National Hurricane Center

Tropical Storm Sally was born over South Florida on Saturday and took aim at Louisiana. It joined another significant system in the Gulf that could bring rain to Deep South Texas or northern Mexico by midweek.

In an interview with TPR on Friday, Todd Beal with the National Weather Service in Fort Worth explained that the weak system nearing the Texas-Mexico coast was expected to move southwest throughout next week. It was not yet clear if the system would directly impact Texas.

By Saturday evening, the National Hurricane Center (NHC) estimated Sally would grow into a hurricane on Monday and remain at hurricane strength as it made landfall in Louisiana or Mississippi on Tuesday.

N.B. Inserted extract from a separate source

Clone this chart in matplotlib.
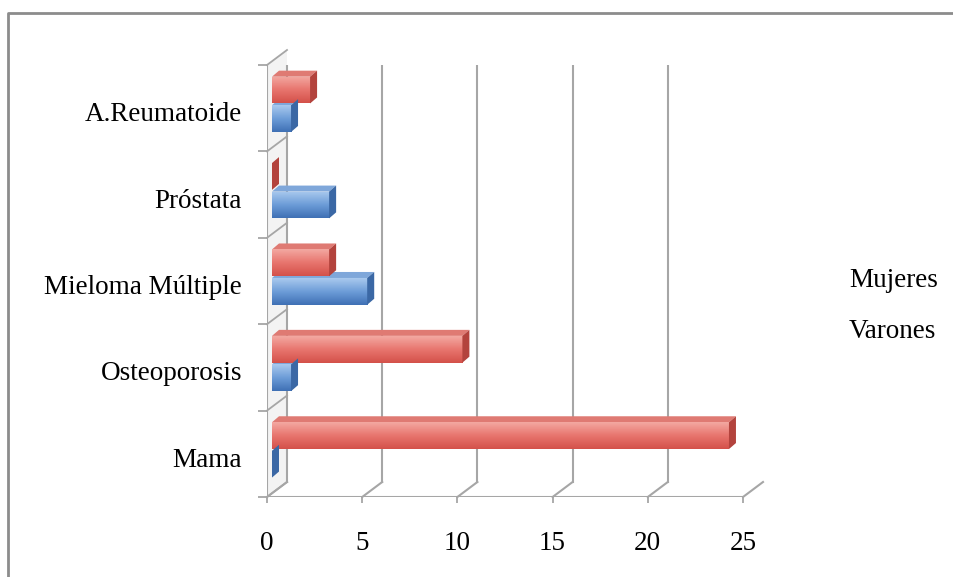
import numpy as np
import matplotlib.pyplot as plt
import matplotlib.transforms as mtransforms
from matplotlib.colors import LinearSegmentedColormap
from matplotlib.patches import Polygon
from matplotlib.lines import Line2D

categorias = ['Mama', 'Osteoporosis', 'Mieloma Múltiple', 'Próstata', 'A.Reumatoide']
mujeres = [24, 10, 3, 0, 2]
varones = [0, 1, 5, 3, 1]
xticks = [0, 5, 10, 15, 20, 25]

plt.rcParams['font.family'] = ['Liberation Serif', 'DejaVu Serif']
FS = 19.5
GRID = '#a6a6a6'

W, H = 954, 577
fig = plt.figure(figsize=(W / 100, H / 100), dpi=100)
ax = fig.add_axes([267 / W, 80 / H, 476 / W, 432 / H])
ax.patch.set_visible(False)
for s in ax.spines.values():
    s.set_visible(False)

# depth of the box (back wall offset) and of each bar, in pixels
DX, DY = 20, 15
BX, BY = 7, 6
ident = mtransforms.IdentityTransform()
back = mtransforms.offset_copy(ax.transData, fig, x=DX, y=DY, units='dots')
bar_tr = mtransforms.offset_copy(ax.transData, fig, x=5, y=0, units='dots')

pos = np.arange(len(categorias))
ylo, yhi = -0.5, len(categorias) - 0.5
ax.set_xlim(0, 25)
ax.set_ylim(ylo, yhi)


def depth_line(x, y, **kw):
    px, py = ax.transData.transform((x, y))
    fig.add_artist(Line2D([px, px + DX], [py, py + DY], transform=ident, **kw))


# left wall
(fx0, fy0), (fx1, fy1) = ax.transData.transform([(0, ylo), (0, yhi)])
fig.add_artist(Polygon([(fx0, fy0), (fx1, fy1), (fx1 + DX, fy1 + DY), (fx0 + DX, fy0 + DY)],
                       closed=True, transform=ident, facecolor='#f3f3f3',
                       edgecolor='none', zorder=0))
ax.plot([0, 0], [ylo, yhi], color=GRID, lw=1.5, zorder=1)
for b in np.arange(ylo, yhi + 0.5, 1):
    depth_line(0, b, color=GRID, lw=1.3, zorder=1)

# back wall gridlines
for x in xticks:
    ax.plot([x, x], [ylo, yhi], color=GRID, lw=1.5, transform=back, zorder=1)

# floor
ax.plot([0, 25], [ylo, ylo], color=GRID, lw=1.5, zorder=1)
for x in xticks:
    depth_line(x, ylo, color=GRID, lw=1.5, zorder=1)

# bars
h = 0.31
b_var = ax.barh(pos - 0.12, varones, height=h, color='#6d9dd8', transform=bar_tr,
                zorder=3, label='Varones')
b_muj = ax.barh(pos + 0.21, mujeres, height=h, color='#e8756e', transform=bar_tr,
                zorder=3, label='Mujeres')

styles = [
    (b_var, ['#3f70b5', '#6d9dd8', '#a9c9ee'], '#7fa7da', '#3b68a5'),
    (b_muj, ['#d4514a', '#e8756e', '#f3a8a1'], '#df7a73', '#b3433d'),
]
grad = np.linspace(0, 1, 64).reshape(-1, 1)
for cont, cols, top_c, side_c in styles:
    cmap = LinearSegmentedColormap.from_list('g', cols)
    for rect in cont:
        x0, y0 = rect.get_x(), rect.get_y()
        x1, y1 = x0 + rect.get_width(), y0 + rect.get_height()
        if x1 > x0:
            im = ax.imshow(grad, cmap=cmap, origin='lower', aspect='auto',
                           extent=(x0, x1, y0, y1), transform=bar_tr, zorder=3.1)
            im.set_clip_path(rect)
        (px0, py0), (px1, py1) = bar_tr.transform([(x0, y0), (x1, y1)])
        top = [(px0, py1), (px1, py1), (px1 + BX, py1 + BY), (px0 + BX, py1 + BY)]
        side = [(px1, py0), (px1, py1), (px1 + BX, py1 + BY), (px1 + BX, py0 + BY)]
        ax.add_patch(Polygon(top, closed=True, transform=ident, facecolor=top_c,
                             edgecolor='none', zorder=2.9, clip_on=False))
        ax.add_patch(Polygon(side, closed=True, transform=ident, facecolor=side_c,
                             edgecolor='none', zorder=3.2, clip_on=False))

ax.set_xlim(0, 25)
ax.set_ylim(ylo, yhi)

# ticks and labels
ax.set_xticks(xticks)
ax.set_xticklabels([str(t) for t in xticks])
ax.tick_params(axis='x', length=4.5, width=1.3, color=GRID, pad=20, labelsize=FS)
ax.set_yticks(np.arange(ylo, yhi + 0.5, 1))
ax.set_yticklabels([])
ax.tick_params(axis='y', which='major', length=6.5, width=1.3, color=GRID)
ax.set_yticks(pos - 0.04, minor=True)
ax.set_yticklabels(categorias, minor=True)
ax.tick_params(axis='y', which='minor', length=0, pad=18, labelsize=FS)

# legend shows the names only
leg = ax.legend([b_muj, b_var], ['Mujeres', 'Varones'], loc='upper left',
                bbox_to_anchor=(849 / W, 1 - 268 / H), bbox_transform=fig.transFigure,
                frameon=False, handlelength=0, handletextpad=0, borderpad=0,
                borderaxespad=0, fontsize=FS, labelspacing=0.95)
for hnd in leg.legend_handles:
    hnd.set_visible(False)

# chart area border
fig.add_artist(Line2D([8 / W, 8 / W, 1], [0, 1 - 13 / H, 1 - 13 / H],
                      transform=fig.transFigure, color='#8c8c8c', lw=2))

fig.savefig('out.png', dpi=100)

"A Hurricane Watch is in effect from Grand Isle, LA, to the Alabama/Florida border, where hurricane-force winds are possible by early Tuesday, with tropical storm conditions possible on Monday," the NHC tweeted Saturday. It later tweeted that a storm surge watch was issued from the Mississippi River to the Alabama-Florida border.

Aside from those two systems, Beal said, forecasters continued watching Tropical Storm Paulette and Tropical Depression Rene, which weakened overnight from a tropical storm, thereby retaining its assigned name.

Rene's short, jagged track in the mid-Atlantic posed no threat to the U.S.

Forecasters expected Paulette's storm swells to threaten Bermuda, at the most, as it moved northwest. By Saturday evening, it was growing into a hurricane. But forecasters expected it would eventually turn northeast and head back into the North Atlantic.

Beal added that the NHC also monitored a new pair of tropical systems off the western African coast. By Saturday evening, one system had grown into Tropical Depression Twenty, and forecasters warned it too could become a hurricane by Tuesday. However, like Paulette, it would likely pose no threat to land.

The other system, south of the Cape Verde Islands, remained little more than a collection of strong storms. But the NHC expected it to also strengthen in the coming days.

The National Oceanic and Atmospheric Administration recently warned that this year's season could see twice the normal number of named storms.

The remaining names from 2020's list of "Tropical Cyclone Names" are Teddy, Vicky and Wilfred. If that list is exhausted, the NHC explained, "additional storms will take names from the Greek alphabet."